Merter (2012, s. 241) zaman ve ölüm mevzularını irdeleyen, nefs mertebeleri ilminin ve latif duygular psikolojisinin; yaşadığımız çağın temel patolojisi olan “ölüm korkusu”na, çok belirgin bir rahatlama getireceği inancındadır. Ona göre bilinçdışına atılmış ölüm korkusu sadece ferdi bir sorun değil, bütün bir medeniyetin varoluş tarzını belirleyen, dünyanın geleceği ile ilgili vahim bir problemdir. Bu korku gün geçtikçe, nefsin alt katlarında sıkışıp kalan insanı ve buna bağlı olarak çevresini yıpratıp tüketir.

Durumun vahametini hisseden batılı filozof ve psikologların, son yüzyıl içerisinde, akılcı yollarla, hummalı bir şekilde insanın son sorularından ilki olan ölüm korkusuyla baş etmeye çalıştıklarını görürüz. Örneğin Yalom, Varoluşçu Psikoterapi kitabının büyük bölümünü ölüme ayırmıştır. Tüm bu eserler okunduğunda ortaya çıkan hayret verici gerçek, ölüm konusunda rahatlatıcı tek bir açıklamanın bile getirilmemiş olmasıdır. Rasyonel akılla, hatta sufilerin “ilme’l yakin (bilerek yaklaşma)” diye tanımladıkları bakış açısıyla bile, ölüm gerçeğine vakıf olmak mümkün değildir. Bu ve

daha sonraki “ayne’l yakin (görerek yaklaşma)” mertebesinden geçip “Hakke’l yakin”

mertebesine gelindiğinde ölüm ancak “yaşanarak” anlaşılabilmektedir.

Bu dünyada karşılaşılan travmatik olaylar, bela ve musibetler, haksızlık ve mağduriyetlere rağmen ruh sağlığını kaybetmeden ayakta kalma ve bunlarla başa çıkmada en önemli teselli ve telafi kaynağı, gerçek adaletin, güzelliğin ve ölümsüzlüğün hüküm sürdüğü bir öteki dünya inancıdır. Ahiret inancı yalnızca kişinin kendi ölüm korkusuna karşı değil aynı zamanda sevdiği yakınlarını kaybetmesinin doğurduğu yıkıcı fantezi ve yanılsamalardan da koruyucu bir rol oynar (Karaca, 2000, s. 255-257).

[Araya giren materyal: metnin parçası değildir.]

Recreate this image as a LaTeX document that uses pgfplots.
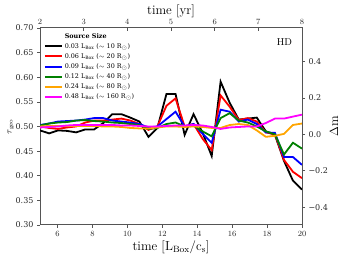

Ölümlü dünyanın dert ve sıkıntıları içerisinde sabır ve tevekkülle Rabbine yönelen müminin dilinden dökülen “Allah’tan geldik ve Allah’a döneceğiz” (Bakara/2, 156) ifadesinin dışa vurduğu sonsuz güven duygusu ve ruh selametinin, inancın gücü dışında başka hiçbir yolla elde edilemeyecek eşsiz bir koruyucu değere sahip olduğu görülmktedir (Hökelekli, 2012, s. 151).